STATED PROBLEM: Could you write out the records below exactly as they appear, leaving out any pictures?

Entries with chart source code
= = =

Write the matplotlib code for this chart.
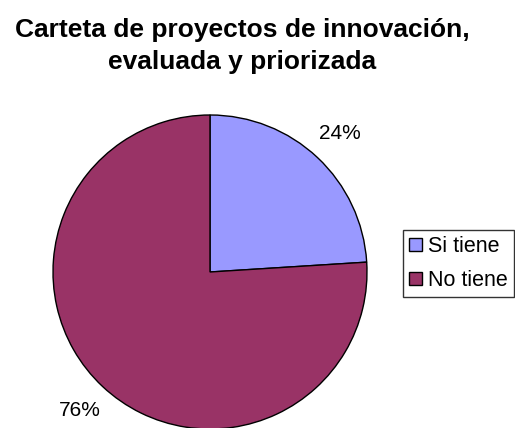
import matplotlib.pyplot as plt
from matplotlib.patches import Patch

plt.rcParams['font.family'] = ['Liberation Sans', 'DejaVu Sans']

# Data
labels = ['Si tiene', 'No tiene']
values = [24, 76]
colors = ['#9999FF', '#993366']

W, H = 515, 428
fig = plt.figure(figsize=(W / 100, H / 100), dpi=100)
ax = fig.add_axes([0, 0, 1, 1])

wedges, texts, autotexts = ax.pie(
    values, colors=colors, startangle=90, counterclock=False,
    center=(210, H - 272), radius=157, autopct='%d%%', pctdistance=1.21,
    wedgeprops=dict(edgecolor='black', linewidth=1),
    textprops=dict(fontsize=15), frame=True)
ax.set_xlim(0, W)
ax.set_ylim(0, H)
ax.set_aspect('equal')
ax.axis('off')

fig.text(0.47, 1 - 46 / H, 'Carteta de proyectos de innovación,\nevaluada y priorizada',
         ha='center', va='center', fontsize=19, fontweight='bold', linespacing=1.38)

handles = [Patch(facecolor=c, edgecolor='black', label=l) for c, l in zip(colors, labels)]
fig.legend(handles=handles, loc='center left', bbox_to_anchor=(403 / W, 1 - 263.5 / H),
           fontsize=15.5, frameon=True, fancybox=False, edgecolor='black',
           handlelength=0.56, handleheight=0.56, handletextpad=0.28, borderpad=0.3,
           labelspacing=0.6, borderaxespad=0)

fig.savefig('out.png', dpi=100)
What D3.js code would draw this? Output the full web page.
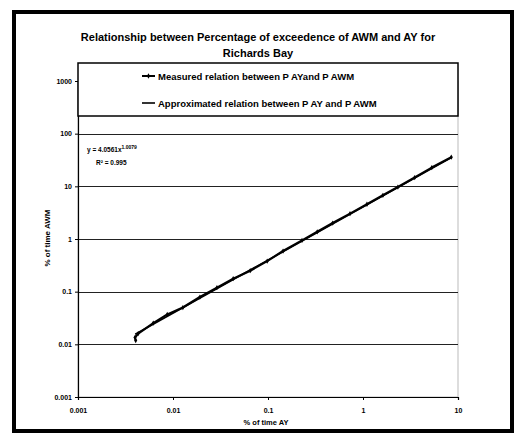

= = =

ANSWER TO THE PROBLEM:
Write the matplotlib code for this chart.
import matplotlib.pyplot as plt
from matplotlib.patches import Patch

plt.rcParams['font.family'] = ['Liberation Sans', 'DejaVu Sans']

# Data
labels = ['Si tiene', 'No tiene']
values = [24, 76]
colors = ['#9999FF', '#993366']

W, H = 515, 428
fig = plt.figure(figsize=(W / 100, H / 100), dpi=100)
ax = fig.add_axes([0, 0, 1, 1])

wedges, texts, autotexts = ax.pie(
    values, colors=colors, startangle=90, counterclock=False,
    center=(210, H - 272), radius=157, autopct='%d%%', pctdistance=1.21,
    wedgeprops=dict(edgecolor='black', linewidth=1),
    textprops=dict(fontsize=15), frame=True)
ax.set_xlim(0, W)
ax.set_ylim(0, H)
ax.set_aspect('equal')
ax.axis('off')

fig.text(0.47, 1 - 46 / H, 'Carteta de proyectos de innovación,\nevaluada y priorizada',
         ha='center', va='center', fontsize=19, fontweight='bold', linespacing=1.38)

handles = [Patch(facecolor=c, edgecolor='black', label=l) for c, l in zip(colors, labels)]
fig.legend(handles=handles, loc='center left', bbox_to_anchor=(403 / W, 1 - 263.5 / H),
           fontsize=15.5, frameon=True, fancybox=False, edgecolor='black',
           handlelength=0.56, handleheight=0.56, handletextpad=0.28, borderpad=0.3,
           labelspacing=0.6, borderaxespad=0)

fig.savefig('out.png', dpi=100)
What D3.js code would draw this? Output the full web page.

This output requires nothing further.